Re-Orienting Fashion: Dress, Culture, and East Asia

This seminar seeks to impart a broad understanding of the history and visions of East Asian fashion from the seventeenth century to present. It foregrounds a global perspective and transcultural approaches. The course consists of two parts. The first part examines the role of fashion in changing social, cultural, and political systems in China, Japan, and Korea. We explore how certain styles and silhouettes came to embody new gender identities, manifest nationalism in an age of crisis, and symbolize ethnic tradition as time went by. We pay special attention to the issues of how interactions with the West and globalization led to sartorial reforms and reinvention of the tradition in East Asia. The second part investigates the multivalent constructions and meanings of “Eastern dress” in Western art and fashion and in East Asian countries’ own engagements with their legacies.
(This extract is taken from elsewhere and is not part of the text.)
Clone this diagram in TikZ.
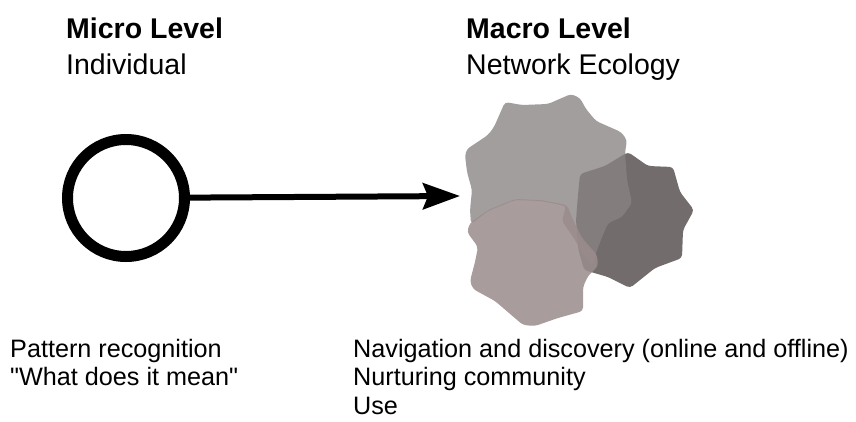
\documentclass[tikz,border=0pt]{standalone}
\usepackage{fontspec}
\setmainfont{Liberation Sans}[Ligatures=TeXOff]
\usetikzlibrary{arrows.meta}
\definecolor{blobdark}{RGB}{115,108,108}
\definecolor{blobtop}{RGB}{137,131,131}
\definecolor{blobbottom}{RGB}{155,141,141}
\tikzstyle{heading} = [anchor=base west, inner sep=0pt, font=\fontsize{28.5}{34}\selectfont]
\tikzstyle{caption} = [anchor=base west, inner sep=0pt, font=\fontsize{25.2}{29}\selectfont]
\tikzstyle{agent} = [circle, draw, line width=11pt, minimum size=117pt, inner sep=0pt]
\tikzstyle{blob} = [rounded corners=3.5pt]
\tikzstyle{line} = [draw, line width=6pt, -{Stealth[length=37pt, width=26pt, inset=5pt]}]

\begin{document}
\begin{tikzpicture}[x=1pt, y=-1pt]
  \useasboundingbox (0,0) rectangle (856,421);
  \node [heading] (micro) at (66,38) {\textbf{Micro Level}};
  \node [heading] (individual) at (66,74) {Individual};
  \node [heading] (macro) at (466,38) {\textbf{Macro Level}};
  \node [heading] (ecology) at (466,74) {Network Ecology};
  \node [agent] (indiv) at (126,198) {};
  \coordinate (tip) at (460,196);
  % network ecology blobs
  \fill [blob, blobdark] (628,152) -- (648,166) -- (673,167) -- (680,192) -- (694,210)
    -- (683,230) -- (682,258) -- (655,268) -- (630,288) -- (608,277) -- (584,270)
    -- (578,248) -- (576,220) -- (578,195) -- (580,174) -- (605,166) -- cycle;
  \fill [blob, blobtop, fill opacity=0.78] (505,102) -- (522,105) -- (548,104) -- (571,94)
    -- (580,98) -- (586,109) -- (596,121) -- (621,132) -- (627,140) -- (625,153)
    -- (627,180) -- (632,203) -- (622,217) -- (608,223) -- (602,237) -- (596,253)
    -- (592,266) -- (584,256) -- (575,240) -- (562,221) -- (566,206) -- (541,201)
    -- (515,200) -- (488,211) -- (471,224) -- (470,210) -- (472,190) -- (467,172)
    -- (465,155) -- (467,149) -- (488,135) -- (494,127) -- cycle;
  \fill [blob, blobbottom, fill opacity=0.87] (470,223) -- (488,210) -- (515,199) -- (541,200)
    -- (567,205) -- (574,222) -- (582,238) -- (597,255) -- (598,266) -- (588,276) -- (583,287)
    -- (583,311) -- (558,318) -- (535,326) -- (523,325) -- (495,301) -- (473,289)
    -- (470,281) -- (475,262) -- (478,247) -- (467,232) -- cycle;
  \path [line] (indiv) -- (tip);
  \node [caption] (pattern) at (10,357) {Pattern recognition};
  \node [caption] (meaning) at (10,385.5) {"What does it mean"};
  \node [caption] (navigation) at (353,357) {Navigation and discovery (online and offline)};
  \node [caption] (nurturing) at (353,385.5) {Nurturing community};
  \node [caption] (use) at (353,414) {Use};
\end{tikzpicture}
\end{document}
Issues to be examined include: Oriental clothing as inspirations for Western artistic movements and dress reforms, cross-cultural dressing, Eastern elements in contemporary fashion by both Western and Asian designers, and museum exhibitions of Asian and Asian-inspired dress. This course has two goals. First, it challenges the dominant narrative of fashion as a primary European phenomenon and presents multiple centers, parallel systems, and interconnected histories of fashion. Second, moving beyond the framework of “Orientalism” or “self-Orientalism” which implies a fixed East/West binary and inherent power imbalance, this seminar introduces diverse perspectives and nuanced approaches to cultural exchanges through fashion. The course includes two field trips to the galleries and storeroom of the Metropolitan Museum of Art. 3 credits. Satisfies the geocultural requirement.